Questioned about Indonesia’s response to OBOR and China’s decision to station missiles on the disputed Spratlys in the South China Sea, Luhut said it was a “sensitive matter”. He said they had raised the issue with the Chinese side, but “in a friendly manner.”
Luhut said, “I spoke with my Chinese counterpart about the 9-dash line. They don’t deny that Natuna island is ours. But then the 200-mile EEZ is also ours and that goes beyond the line. I ask why they are claiming the South China Sea. They say they have a historical claim, its part of the sentiment of the mainland, and it was the route taken by the Chinese explorer Zheng He. I said if this is true, then, when Krakatoa exploded, Indonesian ash settled around the world including Beijing, and we could claim this.” After years of denying they had a problem with China’s claiming the seas and territory around, Indonesia renamed its sea the Natuna Sea.
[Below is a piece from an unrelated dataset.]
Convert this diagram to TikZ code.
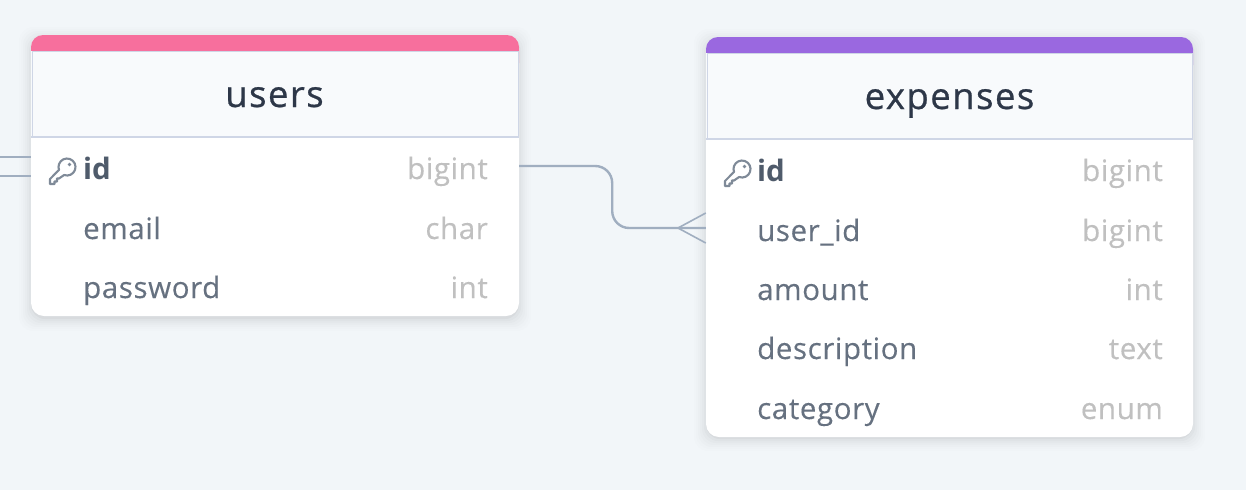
\documentclass[tikz,border=0pt]{standalone}
\usepackage{fontspec}
\setmainfont{Open Sans}
\usepackage{xcolor}
\usetikzlibrary{positioning, calc}

\definecolor{canvasbg}{HTML}{F2F6F9}
\definecolor{headbg}{HTML}{F8FAFC}
\definecolor{headline}{HTML}{CFD6E6}
\definecolor{linkgray}{HTML}{A0AEC0}
\definecolor{titleink}{HTML}{2D3748}
\definecolor{fieldink}{HTML}{667180}
\definecolor{pkink}{HTML}{4F5B6B}
\definecolor{keyink}{HTML}{7F8A98}
\definecolor{typeink}{HTML}{C0C0C0}
\definecolor{userspink}{HTML}{F76F9D}
\definecolor{expensepurple}{HTML}{9A68E0}

\begin{document}
\begin{tikzpicture}[
    x=1pt, y=-1pt,
    tablebody/.style={rectangle, fill=white, rounded corners=13pt, minimum width=488pt, inner sep=0pt},
    tabletitle/.style={font=\fontsize{36.5}{38}\selectfont\addfontfeature{LetterSpace=4,FakeBold=0.7}, text=titleink, anchor=base, inner sep=0pt},
    field/.style={font=\fontsize{29.5}{32}\selectfont\addfontfeature{LetterSpace=2,FakeBold=0.2}, text=fieldink, anchor=base west, inner sep=0pt},
    pkfield/.style={field, font=\fontsize{29.5}{32}\selectfont\bfseries, text=pkink},
    fieldtype/.style={font=\fontsize{29.5}{32}\selectfont\addfontfeature{LetterSpace=2,FakeBold=0.2}, text=typeink, anchor=base east, inner sep=0pt},
    rowbox/.style={rectangle, minimum width=488pt, minimum height=30pt, inner sep=0pt},
    link/.style={draw=linkgray, line width=2.4pt},
    keyicon/.pic={
        \begin{scope}[yscale=-1]
        \draw[line width=2.1pt, draw=keyink, line join=round]
            (2.1,-3) arc[start angle=-110, end angle=200, radius=8.5]
            -- (-12,-7) -- (-12,-12) -- (-7.5,-12) -- (-7.5,-9.5) -- (-5,-9.5) -- (-5,-6.5) -- (-3,-6.5) -- cycle;
        \fill[keyink] (7.5,7.5) circle (1.8);
        \end{scope}
    }
]

\useasboundingbox (0,0) rectangle (1246,490);
\fill[canvasbg] (0,0) rectangle (1246,490);

% Soft shadows
\foreach \spread/\op in {12/0.006, 10/0.008, 8/0.01, 6/0.012, 4/0.016, 2/0.02, 0/0.03} {
    \fill[black, opacity=\op, rounded corners=14pt] (31-\spread,36-\spread+3) rectangle (519+\spread,316+\spread+3);
    \fill[black, opacity=\op, rounded corners=14pt] (706-\spread,38-\spread+3) rectangle (1193+\spread,436+\spread+3);
}

% Links on the left
\coordinate (stubtop) at (0,157);
\coordinate (stubbottom) at (0,176);

% Users table
\node[tablebody, minimum height=281pt] (usersbody) at (275,175.5) {};
\fill[userspink, rounded corners=12pt] (31,35) rectangle (519,75);
\fill[headbg] (31,50.5) rectangle (519,137);
\draw[headline, line width=1pt] (32,51) -- (518,51);
\draw[headline, line width=0.8pt] (32,51) -- (32,137);
\draw[headline, line width=0.8pt] (518,51) -- (518,137);
\draw[headline, line width=1.6pt] (31,137) -- (519,137);
\node[tabletitle] (userstitle) at (274.5,107) {users};
\node[rowbox] (usersid) at (275,166) {};
\node[rowbox] (usersemail) at (275,228) {};
\node[rowbox] (userspassword) at (275,287) {};
\pic at (62,172) {keyicon};
\node[pkfield] (usersidname) at (83,179) {id};
\node[field] (usersemailname) at (83,239) {email};
\node[field] (userspasswordname) at (83,298) {password};
\node[fieldtype] (usersidtype) at (488,179) {bigint};
\node[fieldtype] (usersemailtype) at (488,239) {char};
\node[fieldtype] (userspasswordtype) at (488,298) {int};

% Expenses table
\node[tablebody, minimum width=487pt, minimum height=399pt] (expbody) at (949.5,237.5) {};
\fill[expensepurple, rounded corners=12pt] (706,37) rectangle (1193,77);
\fill[headbg] (706,52.5) rectangle (1193,139);
\draw[headline, line width=1pt] (707,53) -- (1192,53);
\draw[headline, line width=0.8pt] (707,53) -- (707,139);
\draw[headline, line width=0.8pt] (1192,53) -- (1192,139);
\draw[headline, line width=1.6pt] (706,139) -- (1193,139);
\node[tabletitle] (exptitle) at (949.5,109) {expenses};
\node[rowbox, minimum width=487pt] (expid) at (949.5,170) {};
\node[rowbox, minimum width=487pt] (expuserid) at (949.5,228) {};
\node[rowbox, minimum width=487pt] (expamount) at (949.5,289) {};
\node[rowbox, minimum width=487pt] (expdescription) at (949.5,348) {};
\node[rowbox, minimum width=487pt] (expcategory) at (949.5,408) {};
\pic at (737,174) {keyicon};
\node[pkfield] (expidname) at (757,181) {id};
\node[field] (expuseridname) at (757,241) {user\_id};
\node[field] (expamountname) at (757,300) {amount};
\node[field] (expdescriptionname) at (757,359) {description};
\node[field] (expcategoryname) at (757,419) {category};
\node[fieldtype] (expidtype) at (1163,181) {bigint};
\node[fieldtype] (expuseridtype) at (1163,241) {bigint};
\node[fieldtype] (expamounttype) at (1163,300) {int};
\node[fieldtype] (expdescriptiontype) at (1163,359) {text};
\node[fieldtype] (expcategorytype) at (1163,419) {enum};

% Connectors
\draw[link] (stubtop) -- (stubtop -| usersbody.west);
\draw[link] (stubbottom) -- (stubbottom -| usersbody.west);
\draw[link, rounded corners=17pt] (usersid.east) -- ++(93,0) |- (expuserid.west);
\coordinate (crowtip) at (678,228);
\draw[link, line width=1.6pt] (crowtip) -- ($(expuserid.west)+(0,-15)$);
\draw[link, line width=1.6pt] (crowtip) -- ($(expuserid.west)+(0,15)$);

\end{tikzpicture}
\end{document}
In fact, in a rare admission, the Indonesian minister, considered to be very close to Jokowi, described OBOR as a “Chinese proposal”. “We do not want to be controlled by OBOR. We would like it to link to our maritime policy, of a global maritime fulcrum.” Chinese premier Li Keqiang was in Jakarta earlier this week pushing OBOR projects with the Jokowi government.
“India-Indonesia relations are important for the balance of power in Asia,” Luhut said.